KERRY:  There is a difference.

IMUS:  What is it?

KERRY:  There is a difference.  What I was referring to in that testimony was the general categorization of free-fire zones in Vietnam and the general categorizations of some of the weapons that were being used, which were in violation of the accords.  We didn't learn that until we came home.  I didn't know any of that while I was there.  I didn't know any of that over there, nor did most soldiers.  And I never meant to impugn, I've never meant to categorize, you know, all soldiers somehow in that category, but it was a general -- if you talk to Neil Sheehan, who wrote "Bright Shining Lie," or you look even at the military manuals today that have drawn lessons from that period of time, there were policies put in place overall.  We had a program called "The Phoenix Program," which was an assassination program, and people were taken out of villages, and you know, the CIA ran it.  There were a whole bunch of things that regrettably, and you know, it's an awful period of America's history, but I told the truth about it, and that truth has been confirmed in countless documents since then, and I regret that some people are still upset about that period of time.  You know, I was angry about it when I came home.

IMUS:  That's what they're angry at you about.

KERRY:  Yes, that is what they're angry -- and I understand that, Don, but I had the courage to stand up -- look, I went, I did my duty, I came back, I saw what I saw, and I told the truth.  If some people have trouble with that still, I'm sorry about it.

IMUS:  A Freedom of Information Act request by "The Washington Post" regarding your military records produced six pages of information, while a spokesman for the Navy Personnel Command said there were at least 100 pages of information available, but he was not authorized to release them.  Why can't we see this stuff?

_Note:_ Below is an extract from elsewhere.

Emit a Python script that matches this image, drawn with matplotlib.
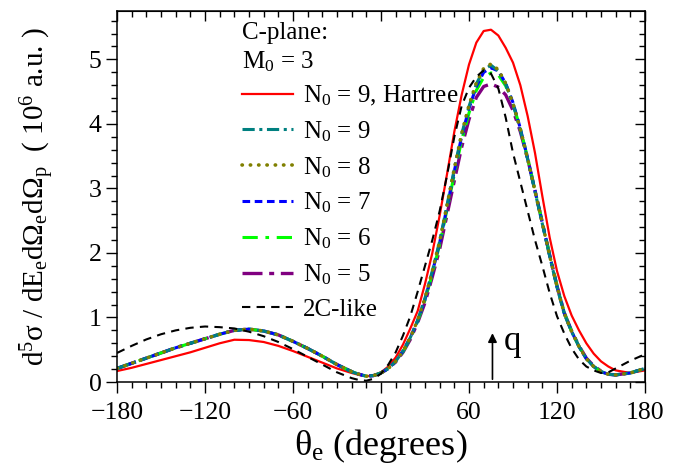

KERRY:  We've posted my military records that they sent to me, or were posted on my Web site.  You can go to my Web site, and all my -- you know, the documents are there.

IMUS:  So is -- everything's available?

KERRY:  To the best of my knowledge.  I think some of the medical stuff may still be out there.  We're trying to get it.

IMUS:  "The Washington Post" doesn't think that it's all available, and they could go to your Web site.  Maybe they did.

KERRY:  Well, we released everything that they initially sent me.